Excerpta Medica, Physiology, Biochemistry, and Pharmacology, Vol. No. 11, Nov. 1959, regarding “Relationship of Mental and Emotional Stress to Serum Cholesterol Levels,” Wertlake, P.T., Wilcox, A.A., Haley M.I., and Peterson J.E., Depts. of Biochemistry and Internal Medicine, College of Medical Evangelists, Loma Linda, Los Angeles, CA), Proc. Soc. Exp. Biol., 97(1):163–165, 1958, Table 1.

“Laboratory experiments and clinical studies proved that dried sweet almonds (mashed and chewed) raised the pH of gastric juice, diminished HCl production, and inhibited significantly peptic activity. These facts explain the favorable effect that this vegetable material, with its high caloric value, exerts on patients with peptic ulcer with or without hyperacidity. Tolerance is excellent even in prolonged administration. Dried sweet almonds (mashed or chewed) should be included in the therapeutic program for an uncomplicated attack of peptic ulcer.”

—Biological Abstracts, Vol. 34, No. 5, Dec. 3, 1959, regarding study by Kleeberg, J., “Value of Dried Sweet Almonds in Therapy of Peptic Ulcer,” Gastroenterologia (Basel), 91(5):315–324, 1959.


Tip of the Month (Pernicious Anemia)

Remember that pernicious anemia not only manifests as low red blood cell count but also as neurological symptoms (numbness and tingling of the hands and feet).

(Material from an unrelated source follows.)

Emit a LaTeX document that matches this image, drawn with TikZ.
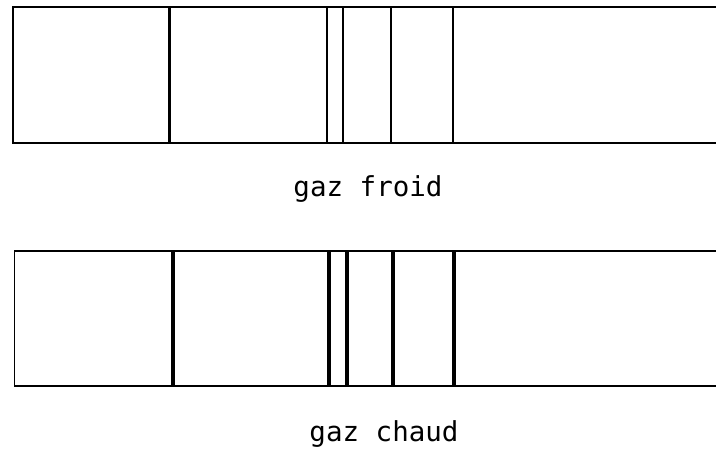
\documentclass[tikz,border=0pt]{standalone}
\usepackage{fontspec}
\setmonofont{DejaVu Sans Mono}
\begin{document}
\begin{tikzpicture}[x=1pt,y=-1pt,
  cold/.style={line width=2.2pt},
  hot/.style={line width=4pt},
  frame/.style={line width=2.2pt},
  lbl/.style={font=\ttfamily\fontsize{27.5}{27.5}\selectfont, inner sep=0pt}]
\useasboundingbox (0,0) rectangle (716,454);
% top spectrum
\coordinate (t1) at (13,7);
\coordinate (t2) at (716,7);
\coordinate (t3) at (716,143);
\coordinate (t4) at (13,143);
\draw[frame] (t2) -- (t1) -- (t4) -- (t3);
\foreach \x in {169.5,326.7,342.7,390.7,452.7}
  \draw[cold] (\x,7) -- (\x,143);
\node[lbl] (froid) at (368,189) {gaz froid};
% bottom spectrum
\coordinate (b1) at (14.5,251);
\coordinate (b2) at (716,251);
\coordinate (b3) at (716,386);
\coordinate (b4) at (14.5,386);
\draw[frame, line width=1.8pt] (b2) -- (b1) -- (b4) -- (b3);
\foreach \x in {173.3,328.7,347.3,392.7,454}
  \draw[hot] (\x,251) -- (\x,386);
\node[lbl] (chaud) at (384,434) {gaz chaud};
\end{tikzpicture}
\end{document}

Whereas folic acid seems to have some merit in raising the red blood count, it apparently does nothing to normalize the neurological symptoms. Important for the nerve symptoms is the B12 complex (J.A.M.A., Vol. 158, No. 12, p. 1003).

The natural B12 in our vitamin B12 is in combination with the intrinsic factor (from stomach parenchyma). This makes it very readily absorbed orally. Folic acid is deliberately left out of this formula, since it has been found to confuse the issue in the pernicious anemia patient.

Ferroplus, or Ferrofood, is synergistic and may be supplied by our affiliated companies.


High Points of Standard Process Nutritional Adjuncts

Ovex: This is an extract of bovine ovarian tissue in tablet form. Each tablet represents the extract from approximately 3 grams of fresh glandular material. The remarkable hemostatic action of Ovex makes it invaluable in the treatment of female patients for prolonged and excessive menstruation as well as ovarian and uterine bleeding. It has also been used for excessive bleeding from wounds, epistaxis, or similar conditions of metabolic unbalance due to malnutrition.

An initial dosage of four tablets may be necessary in cases of severe hemorrhage, followed by one tablet hourly as needed. In many instances the initial dosage is sufficient. The vitamin C complex will aid in preventing infection.